Oriental Emerald — An Obsolete Trade Name for Green Sapphire

A nineteenth-century misnomer for corundum, discouraged under modern disclosure

Gem varietiesView in dictionary · 459 words

Oriental emerald is an obsolete trade term for green sapphire — corundum coloured in the green range, typically by iron — used historically to distinguish gem-quality green corundum from beryl emerald and to imply an Asian origin. The term is a misnomer in the technical sense and is discouraged under modern disclosure standards. Both the Gemological Institute of America and the American Gem Trade Association identify green corundum as green sapphire, with the colour modifier preceding the species name. The compound term oriental emerald should not be used in trade practice.

Origin of the term

The qualifier oriental entered nineteenth-century gem terminology to denote stones thought to be of superior quality or of Asian provenance, often coupled with a familiar western variety name to communicate colour. Oriental emerald for green sapphire, oriental amethyst for purple sapphire, oriental topaz for yellow sapphire, and oriental aquamarine for blue-green sapphire all follow the same nineteenth-century pattern. The vocabulary served a market that wanted to convey colour through familiar names, but it conveyed no useful information about the actual species and obscured the simpler fact that the stone was sapphire.

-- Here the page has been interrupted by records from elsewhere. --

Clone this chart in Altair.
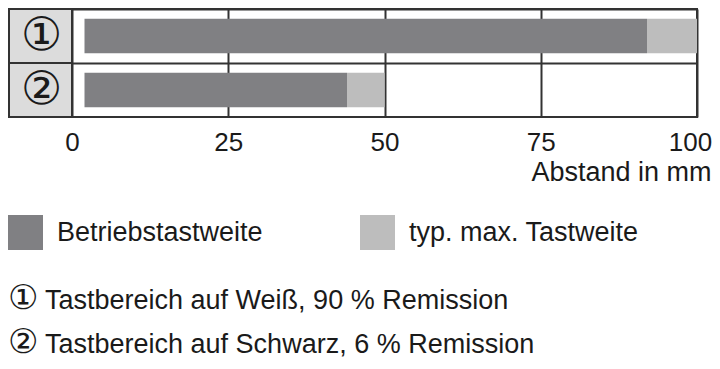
import altair as alt
import pandas as pd

rows = ["①", "②"]
op_start = [2, 2]
op_end = [92, 44]
max_end = [100, 50]
series = ["Betriebstastweite", "typ. max. Tastweite"]
colors = ["#808083", "#bdbdbd"]
x_ticks = [0, 25, 50, 75, 100]
x_title = "Abstand in mm"
note_marks = ["①", "②"]
notes = ["Tastbereich auf Weiß, 90 % Remission", "Tastbereich auf Schwarz, 6 % Remission"]

seg = []
for r, s, e, m in zip(rows, op_start, op_end, max_end):
    seg.append({"row": r, "start": s, "end": e, "type": series[0]})
    seg.append({"row": r, "start": e, "end": m, "type": series[1]})
df = pd.DataFrame(seg)
cells = pd.DataFrame({"row": rows})
dummy = pd.DataFrame({"k": [0]})

FONT = "Liberation Sans"
LINE = "#333333"
TXT = "#1a1a1a"

y_scale = alt.Scale(domain=rows, paddingInner=0, paddingOuter=0)
x_scale = alt.Scale(domain=[0, 100], nice=False)

cell_layer = alt.Chart(cells).mark_rect(fill="#dcdcdc", stroke=LINE, strokeWidth=2).encode(
    y=alt.Y("row:N", scale=y_scale, title=None,
            axis=alt.Axis(grid=True, bandPosition=0, gridColor=LINE, gridWidth=2,
                          domain=False, ticks=False, tickSize=0,
                          labelFont="DejaVu Sans", labelFontSize=46, labelColor=TXT,
                          labelAlign="center", labelBaseline="middle", labelPadding=31,
                          zindex=1)),
    x=alt.value(-63),
    x2=alt.value(0),
)

bars = alt.Chart(df).mark_bar(height=alt.RelativeBandSize(0.64)).encode(
    x=alt.X("start:Q", scale=x_scale, title=x_title,
            axis=alt.Axis(values=x_ticks, grid=True, gridColor=LINE, gridWidth=2,
                          domain=False, ticks=False, tickSize=0, labelFlush=False,
                          labelFont=FONT, labelFontSize=26, labelColor=TXT, labelPadding=12,
                          labelOffset={"condition": {"test": "datum.value === 100", "value": -7}, "value": 0},
                          titleFont=FONT, titleFontSize=27, titleFontWeight="normal", titleColor=TXT,
                          titleAnchor="end", titleAlign="right", titleBaseline="alphabetic",
                          titleX=639, titleY=63, zindex=0)),
    x2="end:Q",
    y=alt.Y("row:N", scale=y_scale, title=None),
    color=alt.Color("type:N", scale=alt.Scale(domain=series, range=colors),
                    legend=alt.Legend(orient="none", legendX=-64, legendY=206, direction="horizontal",
                                      title=None, symbolType="square", symbolSize=1225,
                                      symbolStrokeWidth=0, symbolOpacity=1, labelFont=FONT,
                                      labelFontSize=27, labelColor=TXT, labelOffset=14,
                                      columnPadding=97, padding=0, labelLimit=400)),
)

footnote_marks = alt.Chart(dummy).mark_text(
    align="left", baseline="alphabetic", font="DejaVu Sans", fontSize=34, color=TXT, lineHeight=44
).encode(
    x=alt.value(-64),
    y=alt.value(300),
    text=alt.value(note_marks),
)

footnotes = alt.Chart(dummy).mark_text(
    align="left", baseline="alphabetic", font=FONT, fontSize=27, color=TXT, lineHeight=44
).encode(
    x=alt.value(-27),
    y=alt.value(300),
    text=alt.value(notes),
)

chart = alt.layer(cell_layer, bars, footnote_marks, footnotes).properties(
    width=625, height=108,
    autosize=alt.AutoSizeParams(type="none"),
    padding={"left": 64, "top": 1, "right": 15, "bottom": 244},
    background="white",
).configure_view(stroke=LINE, strokeWidth=2)

chart.save("out.html", embed_options={"renderer": "svg", "actions": False})
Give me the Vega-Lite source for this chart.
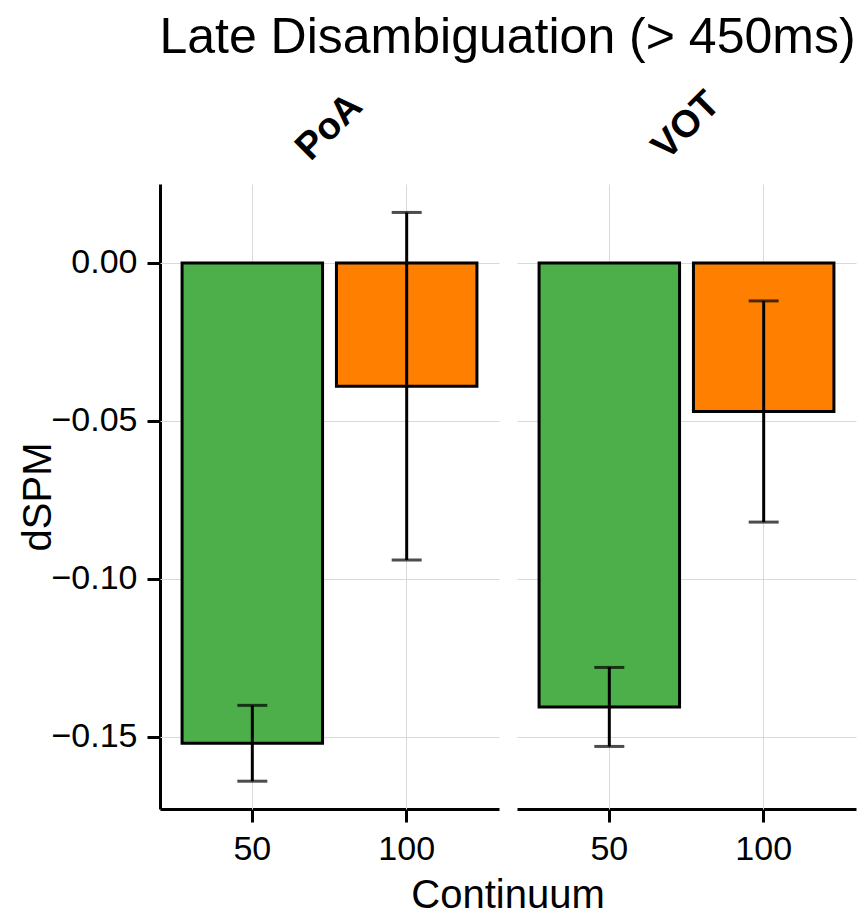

Why the term is discouraged

Emerald is the green variety of beryl, coloured by chromium and sometimes vanadium, with hardness 7.5 to 8 and refractive index near 1.565 to 1.602. Sapphire is corundum (Al2O3), hardness 9, refractive index 1.760 to 1.778. Calling a green sapphire an emerald, even with the oriental qualifier, misrepresents species, durability, and price tier. A buyer who is told oriental emerald may reasonably believe the stone is beryl, and the implied price comparison to fine emerald is misleading.

Laboratory practice and disclosure standards identify green corundum as green sapphire and document treatment where applicable. The term oriental emerald has no place in current laboratory documents or modern trade descriptions and survives only in older catalogues and museum labels for nineteenth-century pieces.

Practical guidance

If a stone is offered as oriental emerald, the buyer should ask for the species identification. If the stone is corundum, it should be sold as green sapphire and may be accompanied by a laboratory report. If the stone is beryl, the term emerald applies without the qualifier. Older auction catalogues and antique-jewellery descriptions sometimes reproduce the historical term for reference; in such cases the species identification of the stone should be verified by gemmological examination rather than read off the catalogue label.